Please Tread On Them

GARDEN

'Stepable' Plant Varieties Are Colorful, Varied And Thrive On Being Underfoot

July 02, 2009|By Susan Reimer | Susan Reimer,susan.reimer@baltsun.com

At the place where two gardening admonitions meet - "Keep off the grass" and "Stop and smell the roses"- there are plants that you can step on and find yourself rewarded with a burst of fragrance.

They are "Stepables," and they are ideal for planting around pavers in a path or patio, as ground cover or even as a lawn substitute.

They are the brainchild of Frances Hopkins, owner of Under A Foot Plant Co. in Salem, Ore. At 5 feet 2, she says, she was never going to grow big garden elements, so she focused on short, close-to-the-ground perennials.

"A landscaper came to me and asked for something tough enough to walk on for a project he had," said Hopkins. She offered him red creeping thyme, but he wasn't convinced it was durable enough.

"So I started jumping up and down on the plant, and he shouted, 'They're steppable!' I went out the next day and trademarked the name."

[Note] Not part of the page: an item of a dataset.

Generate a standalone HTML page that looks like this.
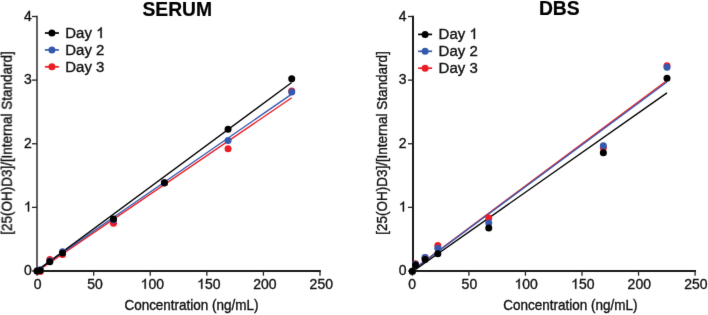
<!DOCTYPE html>
<html><head><meta charset="utf-8"><style>
html,body{margin:0;padding:0;background:#fff;width:708px;height:315px;overflow:hidden}
svg{display:block;will-change:transform}
text{font-family:"Liberation Sans",sans-serif;fill:#111111;stroke:#111111;stroke-width:0.35px}
.one{fill:#111111;stroke:#111111;stroke-width:50px}
.t{font-size:14px}
.lg{font-size:15px}
.ax{font-size:13.5px}
.title{font-size:19.3px;font-weight:bold;fill:#000;stroke:#000;stroke-width:0.2px}
</style></head><body>
<svg width="708" height="315" viewBox="0 0 708 315">
<defs><filter id="b" x="0" y="0" width="100%" height="100%" filterUnits="userSpaceOnUse" color-interpolation-filters="sRGB"><feConvolveMatrix order="3" kernelMatrix="0.00524 0.06192 0.00524 0.06192 0.73137 0.06192 0.00524 0.06192 0.00524" edgeMode="duplicate" preserveAlpha="true"/></filter></defs>
<rect width="708" height="315" fill="#fff"/>
<g filter="url(#b)">
<rect width="708" height="315" fill="#fff"/>
<line x1="37.0" y1="15.7" x2="37.0" y2="272" stroke="#606060" stroke-width="2"/>
<line x1="36.00" y1="271" x2="320.80" y2="271" stroke="#1c1c1c" stroke-width="2"/>
<line x1="32.00" y1="271.00" x2="37.0" y2="271.00" stroke="#222" stroke-width="1.3"/>
<text transform="translate(23.91,275.10) scale(1,1.035)" class="t">0</text>
<line x1="32.00" y1="207.38" x2="37.0" y2="207.38" stroke="#222" stroke-width="1.3"/>
<path class="one" transform="translate(23.91,211.47) scale(0.006836,-0.007075)" d="M763 0H583V1098Q518 1039 412 979T223 890V1057Q373 1125 485 1221T645 1409H763Z"/>
<line x1="32.00" y1="143.75" x2="37.0" y2="143.75" stroke="#222" stroke-width="1.3"/>
<text transform="translate(23.91,147.85) scale(1,1.035)" class="t">2</text>
<line x1="32.00" y1="80.12" x2="37.0" y2="80.12" stroke="#222" stroke-width="1.3"/>
<text transform="translate(23.91,84.22) scale(1,1.035)" class="t">3</text>
<line x1="32.00" y1="16.50" x2="37.0" y2="16.50" stroke="#222" stroke-width="1.3"/>
<text transform="translate(23.91,20.60) scale(1,1.035)" class="t">4</text>
<line x1="37.10" y1="271" x2="37.10" y2="275.7" stroke="#222" stroke-width="1.3"/>
<text transform="translate(33.85,288.80) scale(1,1.035)" class="t">0</text>
<line x1="93.68" y1="271" x2="93.68" y2="275.7" stroke="#222" stroke-width="1.3"/>
<text transform="translate(87.31,288.80) scale(1,1.035)" class="t">50</text>
<line x1="150.26" y1="271" x2="150.26" y2="275.7" stroke="#222" stroke-width="1.3"/>
<path class="one" transform="translate(140.60,288.80) scale(0.006836,-0.007075)" d="M763 0H583V1098Q518 1039 412 979T223 890V1057Q373 1125 485 1221T645 1409H763Z"/>
<text transform="translate(148.39,288.80) scale(1,1.035)" class="t" xml:space="preserve">00</text>
<line x1="206.84" y1="271" x2="206.84" y2="275.7" stroke="#222" stroke-width="1.3"/>
<path class="one" transform="translate(197.12,288.80) scale(0.006836,-0.007075)" d="M763 0H583V1098Q518 1039 412 979T223 890V1057Q373 1125 485 1221T645 1409H763Z"/>
<text transform="translate(204.91,288.80) scale(1,1.035)" class="t" xml:space="preserve">50</text>
<line x1="263.42" y1="271" x2="263.42" y2="275.7" stroke="#222" stroke-width="1.3"/>
<text transform="translate(253.20,288.80) scale(1,1.035)" class="t">200</text>
<line x1="320.00" y1="271" x2="320.00" y2="275.7" stroke="#222" stroke-width="1.3"/>
<text transform="translate(309.62,288.80) scale(1,1.035)" class="t">250</text>
<line x1="37.10" y1="271.32" x2="291.71" y2="97.74" stroke="#ec1c24" stroke-width="1.35"/>
<line x1="37.10" y1="270.20" x2="291.71" y2="94.09" stroke="#3559ad" stroke-width="1.35"/>
<line x1="37.10" y1="270.60" x2="291.71" y2="82.56" stroke="#000000" stroke-width="1.35"/>
<circle cx="37.10" cy="271.00" r="3.5" fill="#ec1c24"/>
<circle cx="40.28" cy="271.40" r="3.5" fill="#ec1c24"/>
<circle cx="49.83" cy="259.50" r="3.5" fill="#ec1c24"/>
<circle cx="62.56" cy="254.50" r="3.5" fill="#ec1c24"/>
<circle cx="113.48" cy="223.30" r="3.5" fill="#ec1c24"/>
<circle cx="164.41" cy="182.90" r="3.5" fill="#ec1c24"/>
<circle cx="228.06" cy="148.70" r="3.5" fill="#ec1c24"/>
<circle cx="291.71" cy="91.00" r="3.5" fill="#ec1c24"/>
<circle cx="37.10" cy="271.00" r="3.5" fill="#3559ad"/>
<circle cx="40.28" cy="269.80" r="3.5" fill="#3559ad"/>
<circle cx="49.83" cy="261.00" r="3.5" fill="#3559ad"/>
<circle cx="62.56" cy="251.70" r="3.5" fill="#3559ad"/>
<circle cx="113.48" cy="220.00" r="3.5" fill="#3559ad"/>
<circle cx="164.41" cy="182.80" r="3.5" fill="#3559ad"/>
<circle cx="228.06" cy="140.40" r="3.5" fill="#3559ad"/>
<circle cx="291.71" cy="92.00" r="3.5" fill="#3559ad"/>
<circle cx="37.10" cy="271.00" r="3.5" fill="#000000"/>
<circle cx="40.28" cy="270.50" r="3.5" fill="#000000"/>
<circle cx="49.83" cy="261.70" r="3.5" fill="#000000"/>
<circle cx="62.56" cy="253.00" r="3.5" fill="#000000"/>
<circle cx="113.48" cy="219.10" r="3.5" fill="#000000"/>
<circle cx="164.41" cy="182.70" r="3.5" fill="#000000"/>
<circle cx="228.06" cy="129.30" r="3.5" fill="#000000"/>
<circle cx="291.71" cy="78.70" r="3.5" fill="#000000"/>
<text transform="translate(142.4,16.0) scale(1,1.035)" class="title">SERUM</text>
<line x1="44.9" y1="33.00" x2="58.9" y2="33.00" stroke="#000000" stroke-width="1.7"/>
<circle cx="51.9" cy="33.00" r="3.5" fill="#000000"/>
<text transform="translate(65.30,38.00) scale(1,1.035)" class="lg" xml:space="preserve">Day </text>
<path class="one" transform="translate(96.14,38.00) scale(0.007324,-0.007581)" d="M763 0H583V1098Q518 1039 412 979T223 890V1057Q373 1125 485 1221T645 1409H763Z"/>
<line x1="44.9" y1="49.90" x2="58.9" y2="49.90" stroke="#3559ad" stroke-width="1.7"/>
<circle cx="51.9" cy="49.90" r="3.5" fill="#3559ad"/>
<text transform="translate(65.30,54.90) scale(1,1.035)" class="lg">Day 2</text>
<line x1="44.9" y1="66.80" x2="58.9" y2="66.80" stroke="#ec1c24" stroke-width="1.7"/>
<circle cx="51.9" cy="66.80" r="3.5" fill="#ec1c24"/>
<text transform="translate(65.30,71.80) scale(1,1.035)" class="lg">Day 3</text>
<text transform="translate(12.2,143) rotate(-90) scale(1,1.035)" text-anchor="middle" class="ax">[25(OH)D3]/[Internal Standard]</text>
<text transform="translate(124.4,310.4) scale(1,1.035)" class="ax">Concentration (ng/mL)</text>
<line x1="413.0" y1="15.7" x2="413.0" y2="272" stroke="#1a1a1a" stroke-width="2"/>
<line x1="412.00" y1="271" x2="696.00" y2="271" stroke="#1c1c1c" stroke-width="2"/>
<line x1="408.00" y1="271.00" x2="413.0" y2="271.00" stroke="#222" stroke-width="1.3"/>
<text transform="translate(398.81,275.10) scale(1,1.035)" class="t">0</text>
<line x1="408.00" y1="207.38" x2="413.0" y2="207.38" stroke="#222" stroke-width="1.3"/>
<path class="one" transform="translate(398.81,211.47) scale(0.006836,-0.007075)" d="M763 0H583V1098Q518 1039 412 979T223 890V1057Q373 1125 485 1221T645 1409H763Z"/>
<line x1="408.00" y1="143.75" x2="413.0" y2="143.75" stroke="#222" stroke-width="1.3"/>
<text transform="translate(398.81,147.85) scale(1,1.035)" class="t">2</text>
<line x1="408.00" y1="80.12" x2="413.0" y2="80.12" stroke="#222" stroke-width="1.3"/>
<text transform="translate(398.81,84.22) scale(1,1.035)" class="t">3</text>
<line x1="408.00" y1="16.50" x2="413.0" y2="16.50" stroke="#222" stroke-width="1.3"/>
<text transform="translate(398.81,20.60) scale(1,1.035)" class="t">4</text>
<line x1="412.35" y1="271" x2="412.35" y2="275.7" stroke="#222" stroke-width="1.3"/>
<text transform="translate(408.15,288.80) scale(1,1.035)" class="t">0</text>
<line x1="468.90" y1="271" x2="468.90" y2="275.7" stroke="#222" stroke-width="1.3"/>
<text transform="translate(461.61,288.80) scale(1,1.035)" class="t">50</text>
<line x1="525.45" y1="271" x2="525.45" y2="275.7" stroke="#222" stroke-width="1.3"/>
<path class="one" transform="translate(514.52,288.80) scale(0.006836,-0.007075)" d="M763 0H583V1098Q518 1039 412 979T223 890V1057Q373 1125 485 1221T645 1409H763Z"/>
<text transform="translate(522.31,288.80) scale(1,1.035)" class="t" xml:space="preserve">00</text>
<line x1="582.00" y1="271" x2="582.00" y2="275.7" stroke="#222" stroke-width="1.3"/>
<path class="one" transform="translate(571.12,288.80) scale(0.006836,-0.007075)" d="M763 0H583V1098Q518 1039 412 979T223 890V1057Q373 1125 485 1221T645 1409H763Z"/>
<text transform="translate(578.91,288.80) scale(1,1.035)" class="t" xml:space="preserve">50</text>
<line x1="638.55" y1="271" x2="638.55" y2="275.7" stroke="#222" stroke-width="1.3"/>
<text transform="translate(627.60,288.80) scale(1,1.035)" class="t">200</text>
<line x1="695.10" y1="271" x2="695.10" y2="275.7" stroke="#222" stroke-width="1.3"/>
<text transform="translate(684.22,288.80) scale(1,1.035)" class="t">250</text>
<line x1="412.35" y1="270.20" x2="667.00" y2="80.42" stroke="#ec1c24" stroke-width="1.35"/>
<line x1="412.35" y1="270.40" x2="667.00" y2="82.01" stroke="#3559ad" stroke-width="1.35"/>
<line x1="412.35" y1="271.62" x2="667.00" y2="92.90" stroke="#000000" stroke-width="1.35"/>
<circle cx="412.35" cy="271.20" r="3.5" fill="#ec1c24"/>
<circle cx="415.53" cy="263.80" r="3.5" fill="#ec1c24"/>
<circle cx="425.08" cy="257.60" r="3.5" fill="#ec1c24"/>
<circle cx="437.82" cy="245.40" r="3.5" fill="#ec1c24"/>
<circle cx="488.75" cy="218.00" r="3.5" fill="#ec1c24"/>
<circle cx="603.34" cy="147.80" r="3.5" fill="#ec1c24"/>
<circle cx="667.00" cy="65.70" r="3.5" fill="#ec1c24"/>
<circle cx="412.35" cy="271.20" r="3.5" fill="#3559ad"/>
<circle cx="415.53" cy="264.30" r="3.5" fill="#3559ad"/>
<circle cx="425.08" cy="257.40" r="3.5" fill="#3559ad"/>
<circle cx="437.82" cy="248.30" r="3.5" fill="#3559ad"/>
<circle cx="488.75" cy="223.00" r="3.5" fill="#3559ad"/>
<circle cx="603.34" cy="145.70" r="3.5" fill="#3559ad"/>
<circle cx="667.00" cy="67.30" r="3.5" fill="#3559ad"/>
<circle cx="412.35" cy="271.30" r="3.5" fill="#000000"/>
<circle cx="415.53" cy="264.90" r="3.5" fill="#000000"/>
<circle cx="425.08" cy="259.50" r="3.5" fill="#000000"/>
<circle cx="437.82" cy="253.70" r="3.5" fill="#000000"/>
<circle cx="488.75" cy="228.00" r="3.5" fill="#000000"/>
<circle cx="603.34" cy="152.70" r="3.5" fill="#000000"/>
<circle cx="667.00" cy="78.30" r="3.5" fill="#000000"/>
<text transform="translate(538.9,15.3) scale(1,1.035)" class="title">DBS</text>
<line x1="418.1" y1="34.40" x2="432.1" y2="34.40" stroke="#000000" stroke-width="1.7"/>
<circle cx="425.1" cy="34.40" r="3.5" fill="#000000"/>
<text transform="translate(438.60,38.90) scale(1,1.035)" class="lg" xml:space="preserve">Day </text>
<path class="one" transform="translate(469.44,38.90) scale(0.007324,-0.007581)" d="M763 0H583V1098Q518 1039 412 979T223 890V1057Q373 1125 485 1221T645 1409H763Z"/>
<line x1="418.1" y1="51.30" x2="432.1" y2="51.30" stroke="#3559ad" stroke-width="1.7"/>
<circle cx="425.1" cy="51.30" r="3.5" fill="#3559ad"/>
<text transform="translate(438.60,55.80) scale(1,1.035)" class="lg">Day 2</text>
<line x1="418.1" y1="68.20" x2="432.1" y2="68.20" stroke="#ec1c24" stroke-width="1.7"/>
<circle cx="425.1" cy="68.20" r="3.5" fill="#ec1c24"/>
<text transform="translate(438.60,72.70) scale(1,1.035)" class="lg">Day 3</text>
<text transform="translate(386.7,143) rotate(-90) scale(1,1.035)" text-anchor="middle" class="ax">[25(OH)D3]/[Internal Standard]</text>
<text transform="translate(503.3,310.4) scale(1,1.035)" class="ax">Concentration (ng/mL)</text>
</g>
</svg>
</body></html>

That was in 1999. Since then, Hopkins has signed up regional growers to produce some of the 170 varieties she's developed. Each region has its own climate demands, but each region has a variety of colors and blooms.

And each plant has its own degree of "step-ability." On the back of each plant tag, there is a light, medium or dark footprint to let the purchaser know how much traffic the plant can tolerate.

"We look at it like outdoor carpeting," said Hopkins, who estimates that more than 5 million Stepables were sold last year.

One of Hopkins' growers is Sandy McDougle of Sandy's Plants in Mechanicsville, Va., who is growing 70 varieties. She was sold on Stepables when she planted them at home.

Her husband responded to her request for a path by putting down crushed rock. She hated it.

"I knew if I complained, he would never do anything for me again. So I planted it with Stepables, and it turned out really well," she said.

The plants are colorful, versatile and some put out their tiny blooms for as long as eight months. In planters or under roses or peonies, they can reduce the need for water. Under fences, around ponds or on banks, they can reduce erosion. Some send out runners at such speed that you can cover a significant area in one growing season. And they are ideal for the whimsy of small topiaries.

Different from traditional ground cover, which can grow 12 to 24 inches high, Stepables grow only 2 to 4 inches high. Unlike ground cover such as pachysandra, which can break underfoot, Stepable roots take hold better when the plant is stepped on. Hopkins prefers to call them "creeping perennials."

Isotoma "Blue Star Creeper" is the top-selling variety, which blooms from spring to frost. Pratia angulata "White Star Creeper" puts out a profusion of starry white flowers in spring, followed by globular, reddish purple fruit in autumn, attracting birds.

The colors range from the turquoise of Aceana Blue Haze to the red of Trifolium Bronze Dutch Clover. And the thyme and mint varieties are especially fragrant when ... well, when you step on them.